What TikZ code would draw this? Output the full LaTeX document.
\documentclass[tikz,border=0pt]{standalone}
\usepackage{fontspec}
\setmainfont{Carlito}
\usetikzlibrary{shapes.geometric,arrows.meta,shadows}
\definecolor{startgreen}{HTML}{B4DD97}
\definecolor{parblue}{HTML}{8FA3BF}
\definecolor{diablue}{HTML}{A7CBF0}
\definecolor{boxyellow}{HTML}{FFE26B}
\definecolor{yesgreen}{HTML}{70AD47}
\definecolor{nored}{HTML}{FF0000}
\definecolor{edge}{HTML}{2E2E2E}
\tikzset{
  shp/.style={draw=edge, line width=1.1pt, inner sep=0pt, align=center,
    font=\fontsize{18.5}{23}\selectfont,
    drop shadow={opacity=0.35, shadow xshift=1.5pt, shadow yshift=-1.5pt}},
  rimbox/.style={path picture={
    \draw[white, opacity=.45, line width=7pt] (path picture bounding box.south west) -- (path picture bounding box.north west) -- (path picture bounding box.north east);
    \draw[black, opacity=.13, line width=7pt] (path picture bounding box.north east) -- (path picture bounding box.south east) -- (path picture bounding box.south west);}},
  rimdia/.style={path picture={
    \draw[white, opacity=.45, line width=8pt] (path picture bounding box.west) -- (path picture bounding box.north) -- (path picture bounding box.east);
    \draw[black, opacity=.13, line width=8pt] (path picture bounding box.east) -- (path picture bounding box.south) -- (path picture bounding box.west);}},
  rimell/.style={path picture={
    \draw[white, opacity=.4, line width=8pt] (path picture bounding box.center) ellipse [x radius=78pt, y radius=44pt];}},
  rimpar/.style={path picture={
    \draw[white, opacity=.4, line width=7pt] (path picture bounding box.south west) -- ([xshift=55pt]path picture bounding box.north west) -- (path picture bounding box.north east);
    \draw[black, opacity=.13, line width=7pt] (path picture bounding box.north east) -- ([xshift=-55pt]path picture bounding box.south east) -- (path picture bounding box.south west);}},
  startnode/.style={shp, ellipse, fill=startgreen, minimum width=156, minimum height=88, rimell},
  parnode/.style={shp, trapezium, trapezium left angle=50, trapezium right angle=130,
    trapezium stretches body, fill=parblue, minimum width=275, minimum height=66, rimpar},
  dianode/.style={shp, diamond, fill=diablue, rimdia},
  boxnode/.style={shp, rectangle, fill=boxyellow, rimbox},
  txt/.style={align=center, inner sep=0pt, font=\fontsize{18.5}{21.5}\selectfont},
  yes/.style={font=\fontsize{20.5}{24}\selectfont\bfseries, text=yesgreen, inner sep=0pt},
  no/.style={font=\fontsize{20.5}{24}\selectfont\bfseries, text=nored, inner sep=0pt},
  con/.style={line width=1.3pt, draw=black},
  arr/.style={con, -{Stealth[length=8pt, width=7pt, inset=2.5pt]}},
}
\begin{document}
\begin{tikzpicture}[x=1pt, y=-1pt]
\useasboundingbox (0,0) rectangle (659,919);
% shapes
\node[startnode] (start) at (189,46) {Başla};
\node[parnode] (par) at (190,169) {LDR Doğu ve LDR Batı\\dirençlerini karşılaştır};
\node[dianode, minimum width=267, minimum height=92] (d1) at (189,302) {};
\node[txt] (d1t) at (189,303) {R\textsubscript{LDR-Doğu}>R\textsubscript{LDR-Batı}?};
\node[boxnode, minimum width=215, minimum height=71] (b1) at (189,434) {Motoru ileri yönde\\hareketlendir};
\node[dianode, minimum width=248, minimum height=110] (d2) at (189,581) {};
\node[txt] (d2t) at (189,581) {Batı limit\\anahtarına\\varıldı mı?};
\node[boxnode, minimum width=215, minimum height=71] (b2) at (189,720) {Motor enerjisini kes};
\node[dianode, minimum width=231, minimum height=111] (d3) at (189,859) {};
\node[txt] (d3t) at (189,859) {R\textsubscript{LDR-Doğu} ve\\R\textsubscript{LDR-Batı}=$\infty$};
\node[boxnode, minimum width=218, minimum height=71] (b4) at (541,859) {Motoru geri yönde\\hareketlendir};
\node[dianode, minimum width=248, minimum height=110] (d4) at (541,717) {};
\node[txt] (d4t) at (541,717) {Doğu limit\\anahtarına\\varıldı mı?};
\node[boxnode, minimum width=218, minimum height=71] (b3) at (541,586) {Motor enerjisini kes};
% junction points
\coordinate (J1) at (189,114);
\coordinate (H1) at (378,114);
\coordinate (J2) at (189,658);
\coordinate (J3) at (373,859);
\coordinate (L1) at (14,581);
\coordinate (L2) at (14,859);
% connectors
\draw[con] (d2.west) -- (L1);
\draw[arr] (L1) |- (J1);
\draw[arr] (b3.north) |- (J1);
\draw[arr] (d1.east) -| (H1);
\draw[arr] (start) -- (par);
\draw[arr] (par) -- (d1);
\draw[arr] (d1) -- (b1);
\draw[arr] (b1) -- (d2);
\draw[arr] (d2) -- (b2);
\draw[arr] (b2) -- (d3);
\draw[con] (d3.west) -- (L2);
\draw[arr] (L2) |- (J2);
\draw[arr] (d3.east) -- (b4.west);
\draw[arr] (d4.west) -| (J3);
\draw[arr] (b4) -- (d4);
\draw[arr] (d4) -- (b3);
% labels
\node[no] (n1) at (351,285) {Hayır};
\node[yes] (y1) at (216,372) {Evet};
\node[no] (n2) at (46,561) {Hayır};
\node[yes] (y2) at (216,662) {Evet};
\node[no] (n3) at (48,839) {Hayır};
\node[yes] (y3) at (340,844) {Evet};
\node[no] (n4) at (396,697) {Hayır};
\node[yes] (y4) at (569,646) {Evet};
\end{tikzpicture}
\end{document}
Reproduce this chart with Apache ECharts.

^^^^^^^^^^^^^^^^

CHALLENGE:
Set down every record above exactly as given.

PROBLEM SOLUTION:
What TikZ code would draw this? Output the full LaTeX document.
\documentclass[tikz,border=0pt]{standalone}
\usepackage{fontspec}
\setmainfont{Carlito}
\usetikzlibrary{shapes.geometric,arrows.meta,shadows}
\definecolor{startgreen}{HTML}{B4DD97}
\definecolor{parblue}{HTML}{8FA3BF}
\definecolor{diablue}{HTML}{A7CBF0}
\definecolor{boxyellow}{HTML}{FFE26B}
\definecolor{yesgreen}{HTML}{70AD47}
\definecolor{nored}{HTML}{FF0000}
\definecolor{edge}{HTML}{2E2E2E}
\tikzset{
  shp/.style={draw=edge, line width=1.1pt, inner sep=0pt, align=center,
    font=\fontsize{18.5}{23}\selectfont,
    drop shadow={opacity=0.35, shadow xshift=1.5pt, shadow yshift=-1.5pt}},
  rimbox/.style={path picture={
    \draw[white, opacity=.45, line width=7pt] (path picture bounding box.south west) -- (path picture bounding box.north west) -- (path picture bounding box.north east);
    \draw[black, opacity=.13, line width=7pt] (path picture bounding box.north east) -- (path picture bounding box.south east) -- (path picture bounding box.south west);}},
  rimdia/.style={path picture={
    \draw[white, opacity=.45, line width=8pt] (path picture bounding box.west) -- (path picture bounding box.north) -- (path picture bounding box.east);
    \draw[black, opacity=.13, line width=8pt] (path picture bounding box.east) -- (path picture bounding box.south) -- (path picture bounding box.west);}},
  rimell/.style={path picture={
    \draw[white, opacity=.4, line width=8pt] (path picture bounding box.center) ellipse [x radius=78pt, y radius=44pt];}},
  rimpar/.style={path picture={
    \draw[white, opacity=.4, line width=7pt] (path picture bounding box.south west) -- ([xshift=55pt]path picture bounding box.north west) -- (path picture bounding box.north east);
    \draw[black, opacity=.13, line width=7pt] (path picture bounding box.north east) -- ([xshift=-55pt]path picture bounding box.south east) -- (path picture bounding box.south west);}},
  startnode/.style={shp, ellipse, fill=startgreen, minimum width=156, minimum height=88, rimell},
  parnode/.style={shp, trapezium, trapezium left angle=50, trapezium right angle=130,
    trapezium stretches body, fill=parblue, minimum width=275, minimum height=66, rimpar},
  dianode/.style={shp, diamond, fill=diablue, rimdia},
  boxnode/.style={shp, rectangle, fill=boxyellow, rimbox},
  txt/.style={align=center, inner sep=0pt, font=\fontsize{18.5}{21.5}\selectfont},
  yes/.style={font=\fontsize{20.5}{24}\selectfont\bfseries, text=yesgreen, inner sep=0pt},
  no/.style={font=\fontsize{20.5}{24}\selectfont\bfseries, text=nored, inner sep=0pt},
  con/.style={line width=1.3pt, draw=black},
  arr/.style={con, -{Stealth[length=8pt, width=7pt, inset=2.5pt]}},
}
\begin{document}
\begin{tikzpicture}[x=1pt, y=-1pt]
\useasboundingbox (0,0) rectangle (659,919);
% shapes
\node[startnode] (start) at (189,46) {Başla};
\node[parnode] (par) at (190,169) {LDR Doğu ve LDR Batı\\dirençlerini karşılaştır};
\node[dianode, minimum width=267, minimum height=92] (d1) at (189,302) {};
\node[txt] (d1t) at (189,303) {R\textsubscript{LDR-Doğu}>R\textsubscript{LDR-Batı}?};
\node[boxnode, minimum width=215, minimum height=71] (b1) at (189,434) {Motoru ileri yönde\\hareketlendir};
\node[dianode, minimum width=248, minimum height=110] (d2) at (189,581) {};
\node[txt] (d2t) at (189,581) {Batı limit\\anahtarına\\varıldı mı?};
\node[boxnode, minimum width=215, minimum height=71] (b2) at (189,720) {Motor enerjisini kes};
\node[dianode, minimum width=231, minimum height=111] (d3) at (189,859) {};
\node[txt] (d3t) at (189,859) {R\textsubscript{LDR-Doğu} ve\\R\textsubscript{LDR-Batı}=$\infty$};
\node[boxnode, minimum width=218, minimum height=71] (b4) at (541,859) {Motoru geri yönde\\hareketlendir};
\node[dianode, minimum width=248, minimum height=110] (d4) at (541,717) {};
\node[txt] (d4t) at (541,717) {Doğu limit\\anahtarına\\varıldı mı?};
\node[boxnode, minimum width=218, minimum height=71] (b3) at (541,586) {Motor enerjisini kes};
% junction points
\coordinate (J1) at (189,114);
\coordinate (H1) at (378,114);
\coordinate (J2) at (189,658);
\coordinate (J3) at (373,859);
\coordinate (L1) at (14,581);
\coordinate (L2) at (14,859);
% connectors
\draw[con] (d2.west) -- (L1);
\draw[arr] (L1) |- (J1);
\draw[arr] (b3.north) |- (J1);
\draw[arr] (d1.east) -| (H1);
\draw[arr] (start) -- (par);
\draw[arr] (par) -- (d1);
\draw[arr] (d1) -- (b1);
\draw[arr] (b1) -- (d2);
\draw[arr] (d2) -- (b2);
\draw[arr] (b2) -- (d3);
\draw[con] (d3.west) -- (L2);
\draw[arr] (L2) |- (J2);
\draw[arr] (d3.east) -- (b4.west);
\draw[arr] (d4.west) -| (J3);
\draw[arr] (b4) -- (d4);
\draw[arr] (d4) -- (b3);
% labels
\node[no] (n1) at (351,285) {Hayır};
\node[yes] (y1) at (216,372) {Evet};
\node[no] (n2) at (46,561) {Hayır};
\node[yes] (y2) at (216,662) {Evet};
\node[no] (n3) at (48,839) {Hayır};
\node[yes] (y3) at (340,844) {Evet};
\node[no] (n4) at (396,697) {Hayır};
\node[yes] (y4) at (569,646) {Evet};
\end{tikzpicture}
\end{document}
Reproduce this chart with Apache ECharts.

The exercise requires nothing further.